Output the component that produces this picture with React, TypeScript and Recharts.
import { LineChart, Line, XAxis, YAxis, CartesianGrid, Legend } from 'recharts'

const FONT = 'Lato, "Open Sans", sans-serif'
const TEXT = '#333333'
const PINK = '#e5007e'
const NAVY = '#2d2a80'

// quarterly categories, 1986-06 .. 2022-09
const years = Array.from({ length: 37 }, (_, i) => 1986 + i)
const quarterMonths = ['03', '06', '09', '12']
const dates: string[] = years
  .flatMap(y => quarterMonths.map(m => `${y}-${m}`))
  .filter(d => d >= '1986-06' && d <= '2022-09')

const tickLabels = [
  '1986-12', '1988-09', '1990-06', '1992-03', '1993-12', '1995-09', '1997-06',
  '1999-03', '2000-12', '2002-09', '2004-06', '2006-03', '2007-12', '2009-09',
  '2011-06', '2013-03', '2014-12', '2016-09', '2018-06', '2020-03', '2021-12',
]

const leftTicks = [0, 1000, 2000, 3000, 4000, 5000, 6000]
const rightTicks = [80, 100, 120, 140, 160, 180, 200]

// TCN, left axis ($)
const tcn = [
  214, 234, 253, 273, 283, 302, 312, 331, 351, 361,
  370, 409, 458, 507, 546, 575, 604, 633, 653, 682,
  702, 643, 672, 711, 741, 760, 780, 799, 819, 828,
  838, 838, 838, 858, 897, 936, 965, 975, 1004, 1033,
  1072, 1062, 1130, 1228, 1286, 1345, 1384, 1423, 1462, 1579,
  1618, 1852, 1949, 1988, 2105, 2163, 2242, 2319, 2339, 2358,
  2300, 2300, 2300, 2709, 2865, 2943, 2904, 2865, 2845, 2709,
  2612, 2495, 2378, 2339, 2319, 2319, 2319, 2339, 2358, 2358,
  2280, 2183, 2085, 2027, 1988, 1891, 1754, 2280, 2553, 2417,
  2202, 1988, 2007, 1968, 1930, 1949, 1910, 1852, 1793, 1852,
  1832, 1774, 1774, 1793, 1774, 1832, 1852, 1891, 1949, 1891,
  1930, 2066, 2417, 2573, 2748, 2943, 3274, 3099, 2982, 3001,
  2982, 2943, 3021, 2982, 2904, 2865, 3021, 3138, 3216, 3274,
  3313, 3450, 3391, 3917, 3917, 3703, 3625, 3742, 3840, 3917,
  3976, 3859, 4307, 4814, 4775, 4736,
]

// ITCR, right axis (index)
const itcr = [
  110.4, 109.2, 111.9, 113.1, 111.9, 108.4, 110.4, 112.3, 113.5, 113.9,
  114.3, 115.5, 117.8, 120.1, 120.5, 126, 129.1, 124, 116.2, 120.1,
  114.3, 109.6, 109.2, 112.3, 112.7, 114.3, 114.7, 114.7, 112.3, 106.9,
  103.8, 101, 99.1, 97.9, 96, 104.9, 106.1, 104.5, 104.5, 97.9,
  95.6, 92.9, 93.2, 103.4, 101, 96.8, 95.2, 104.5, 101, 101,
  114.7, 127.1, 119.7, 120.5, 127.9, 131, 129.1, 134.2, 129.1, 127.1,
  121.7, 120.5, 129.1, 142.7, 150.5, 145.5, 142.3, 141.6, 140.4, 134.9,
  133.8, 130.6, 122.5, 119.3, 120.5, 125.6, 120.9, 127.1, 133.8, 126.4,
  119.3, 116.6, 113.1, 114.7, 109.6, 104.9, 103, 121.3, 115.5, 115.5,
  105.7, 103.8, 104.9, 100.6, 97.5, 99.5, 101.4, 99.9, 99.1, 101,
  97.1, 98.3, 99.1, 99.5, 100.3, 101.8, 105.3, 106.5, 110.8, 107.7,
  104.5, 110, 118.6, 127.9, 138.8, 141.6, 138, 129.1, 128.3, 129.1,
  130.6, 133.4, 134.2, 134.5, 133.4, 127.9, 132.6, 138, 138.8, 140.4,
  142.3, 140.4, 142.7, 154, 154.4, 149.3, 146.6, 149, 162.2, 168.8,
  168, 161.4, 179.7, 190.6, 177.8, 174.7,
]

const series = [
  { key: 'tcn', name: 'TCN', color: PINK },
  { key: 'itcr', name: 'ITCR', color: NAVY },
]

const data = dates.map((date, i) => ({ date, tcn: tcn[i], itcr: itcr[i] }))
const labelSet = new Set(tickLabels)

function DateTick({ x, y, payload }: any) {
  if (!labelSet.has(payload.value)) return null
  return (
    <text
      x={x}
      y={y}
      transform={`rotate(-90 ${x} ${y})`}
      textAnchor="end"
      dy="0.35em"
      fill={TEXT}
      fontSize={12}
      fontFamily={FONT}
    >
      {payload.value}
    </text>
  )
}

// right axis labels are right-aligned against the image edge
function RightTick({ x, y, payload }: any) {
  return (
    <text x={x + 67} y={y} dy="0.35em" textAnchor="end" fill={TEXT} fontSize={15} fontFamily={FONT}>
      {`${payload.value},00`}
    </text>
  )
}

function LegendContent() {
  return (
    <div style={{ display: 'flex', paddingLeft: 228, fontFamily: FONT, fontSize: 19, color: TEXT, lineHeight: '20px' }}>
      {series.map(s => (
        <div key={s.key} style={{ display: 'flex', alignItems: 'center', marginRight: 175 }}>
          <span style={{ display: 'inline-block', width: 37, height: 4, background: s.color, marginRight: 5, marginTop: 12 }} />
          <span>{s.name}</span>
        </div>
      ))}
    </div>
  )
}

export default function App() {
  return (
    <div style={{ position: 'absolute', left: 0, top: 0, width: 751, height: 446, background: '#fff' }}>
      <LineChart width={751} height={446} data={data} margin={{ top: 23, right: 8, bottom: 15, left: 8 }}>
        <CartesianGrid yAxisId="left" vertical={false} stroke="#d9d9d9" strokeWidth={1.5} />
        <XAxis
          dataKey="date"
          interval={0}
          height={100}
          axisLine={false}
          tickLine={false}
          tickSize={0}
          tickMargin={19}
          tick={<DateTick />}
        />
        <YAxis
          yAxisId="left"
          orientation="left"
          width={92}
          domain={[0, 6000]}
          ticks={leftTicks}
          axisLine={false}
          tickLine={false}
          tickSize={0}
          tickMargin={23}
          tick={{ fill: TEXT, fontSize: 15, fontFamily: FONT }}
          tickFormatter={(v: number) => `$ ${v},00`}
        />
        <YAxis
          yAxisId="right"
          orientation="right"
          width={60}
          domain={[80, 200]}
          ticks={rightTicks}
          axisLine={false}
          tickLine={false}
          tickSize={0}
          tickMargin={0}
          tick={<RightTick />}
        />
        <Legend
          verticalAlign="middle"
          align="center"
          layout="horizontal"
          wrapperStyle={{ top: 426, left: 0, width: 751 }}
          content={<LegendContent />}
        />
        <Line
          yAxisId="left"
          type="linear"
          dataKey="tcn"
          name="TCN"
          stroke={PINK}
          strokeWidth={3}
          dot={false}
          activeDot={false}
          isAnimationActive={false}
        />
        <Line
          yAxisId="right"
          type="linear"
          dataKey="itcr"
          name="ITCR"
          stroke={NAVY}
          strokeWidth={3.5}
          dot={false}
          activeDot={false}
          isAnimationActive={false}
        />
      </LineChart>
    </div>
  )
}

_ _ _

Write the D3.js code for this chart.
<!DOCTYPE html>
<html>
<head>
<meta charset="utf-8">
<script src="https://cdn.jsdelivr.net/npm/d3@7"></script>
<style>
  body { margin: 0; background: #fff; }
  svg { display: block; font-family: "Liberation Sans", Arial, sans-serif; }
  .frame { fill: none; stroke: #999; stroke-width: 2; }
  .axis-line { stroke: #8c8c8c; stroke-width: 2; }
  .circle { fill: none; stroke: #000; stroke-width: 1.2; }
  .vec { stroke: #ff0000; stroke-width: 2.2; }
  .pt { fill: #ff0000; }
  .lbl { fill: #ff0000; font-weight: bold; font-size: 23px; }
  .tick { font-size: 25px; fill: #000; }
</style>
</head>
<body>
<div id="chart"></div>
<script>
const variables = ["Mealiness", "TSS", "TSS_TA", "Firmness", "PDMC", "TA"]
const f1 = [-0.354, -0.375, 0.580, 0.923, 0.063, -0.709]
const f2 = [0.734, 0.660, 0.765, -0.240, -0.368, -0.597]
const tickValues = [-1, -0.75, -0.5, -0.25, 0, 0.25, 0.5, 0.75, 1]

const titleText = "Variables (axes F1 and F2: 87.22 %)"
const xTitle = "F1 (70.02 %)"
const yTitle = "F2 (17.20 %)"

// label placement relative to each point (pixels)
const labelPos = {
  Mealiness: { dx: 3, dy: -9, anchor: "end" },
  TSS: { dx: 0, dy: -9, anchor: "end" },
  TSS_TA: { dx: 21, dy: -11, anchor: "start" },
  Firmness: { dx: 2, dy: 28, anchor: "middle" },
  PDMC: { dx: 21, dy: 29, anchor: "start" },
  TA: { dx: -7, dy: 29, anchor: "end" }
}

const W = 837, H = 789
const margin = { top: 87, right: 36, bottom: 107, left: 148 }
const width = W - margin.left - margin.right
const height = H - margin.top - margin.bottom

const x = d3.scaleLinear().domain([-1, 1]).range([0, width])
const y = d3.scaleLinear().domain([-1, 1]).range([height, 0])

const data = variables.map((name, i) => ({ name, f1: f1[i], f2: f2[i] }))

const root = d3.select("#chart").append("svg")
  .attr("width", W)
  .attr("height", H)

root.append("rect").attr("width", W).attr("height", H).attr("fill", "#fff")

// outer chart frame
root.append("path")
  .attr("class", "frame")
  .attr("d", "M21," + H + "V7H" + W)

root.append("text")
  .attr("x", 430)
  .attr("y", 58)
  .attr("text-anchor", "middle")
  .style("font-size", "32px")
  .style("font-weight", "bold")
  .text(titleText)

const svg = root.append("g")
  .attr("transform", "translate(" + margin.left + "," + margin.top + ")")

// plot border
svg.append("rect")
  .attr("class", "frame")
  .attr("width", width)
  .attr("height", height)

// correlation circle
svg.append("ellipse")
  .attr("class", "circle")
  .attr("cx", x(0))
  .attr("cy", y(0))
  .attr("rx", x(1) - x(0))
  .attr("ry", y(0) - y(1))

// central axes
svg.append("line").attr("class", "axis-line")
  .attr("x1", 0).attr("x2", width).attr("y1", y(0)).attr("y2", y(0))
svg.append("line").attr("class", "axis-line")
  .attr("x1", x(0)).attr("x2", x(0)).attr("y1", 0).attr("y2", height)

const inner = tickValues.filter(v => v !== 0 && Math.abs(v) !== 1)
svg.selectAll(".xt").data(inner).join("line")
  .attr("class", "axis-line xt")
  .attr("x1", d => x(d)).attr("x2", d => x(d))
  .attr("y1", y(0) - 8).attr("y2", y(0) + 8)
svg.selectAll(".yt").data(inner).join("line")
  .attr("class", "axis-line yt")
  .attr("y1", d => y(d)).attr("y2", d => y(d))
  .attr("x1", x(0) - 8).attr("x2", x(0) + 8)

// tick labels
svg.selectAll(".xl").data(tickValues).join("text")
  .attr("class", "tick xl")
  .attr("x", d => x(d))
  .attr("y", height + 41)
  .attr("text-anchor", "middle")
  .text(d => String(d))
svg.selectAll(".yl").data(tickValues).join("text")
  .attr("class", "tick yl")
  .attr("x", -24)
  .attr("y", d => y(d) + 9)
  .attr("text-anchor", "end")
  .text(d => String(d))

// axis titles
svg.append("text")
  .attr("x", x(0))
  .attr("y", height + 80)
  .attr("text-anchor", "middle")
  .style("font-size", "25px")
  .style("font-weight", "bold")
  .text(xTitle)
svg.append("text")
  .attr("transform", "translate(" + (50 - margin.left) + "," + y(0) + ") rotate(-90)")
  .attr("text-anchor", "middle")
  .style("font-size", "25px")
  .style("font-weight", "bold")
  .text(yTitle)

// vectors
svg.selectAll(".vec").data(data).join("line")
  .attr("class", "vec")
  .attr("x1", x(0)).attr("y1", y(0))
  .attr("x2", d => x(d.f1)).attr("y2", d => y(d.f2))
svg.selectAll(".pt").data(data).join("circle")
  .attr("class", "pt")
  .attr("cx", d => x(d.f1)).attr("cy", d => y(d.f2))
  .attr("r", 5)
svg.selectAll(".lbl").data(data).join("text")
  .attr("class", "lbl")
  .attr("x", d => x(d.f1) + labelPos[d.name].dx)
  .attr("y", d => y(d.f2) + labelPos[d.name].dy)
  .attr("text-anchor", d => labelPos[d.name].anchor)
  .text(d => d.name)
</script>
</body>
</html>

_ _ _

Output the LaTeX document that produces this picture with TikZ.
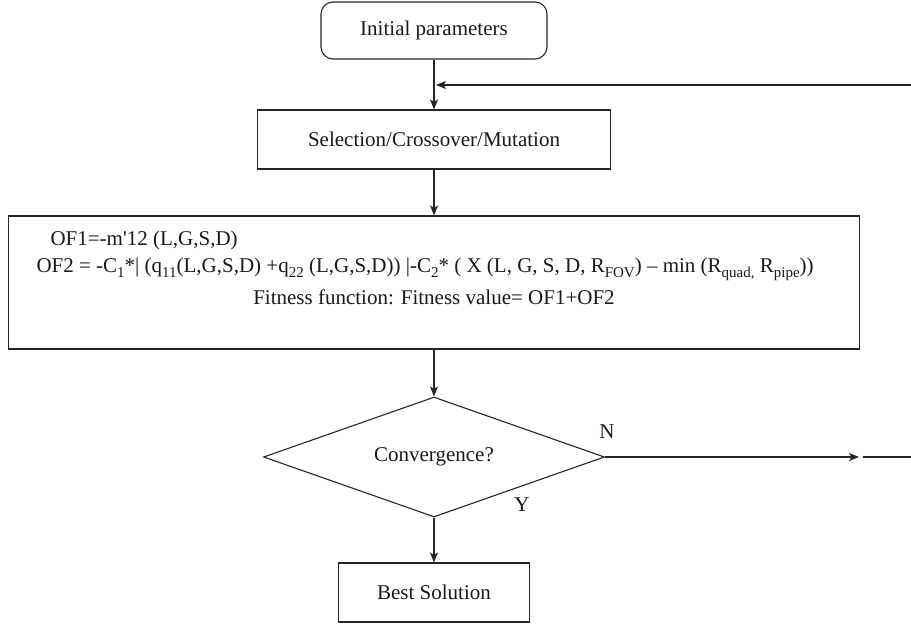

_ _ _

From the listing above, copy every line that includes the word "this".

### Reply
Output the component that produces this picture with React, TypeScript and Recharts.
Write the D3.js code for this chart.
Output the LaTeX document that produces this picture with TikZ.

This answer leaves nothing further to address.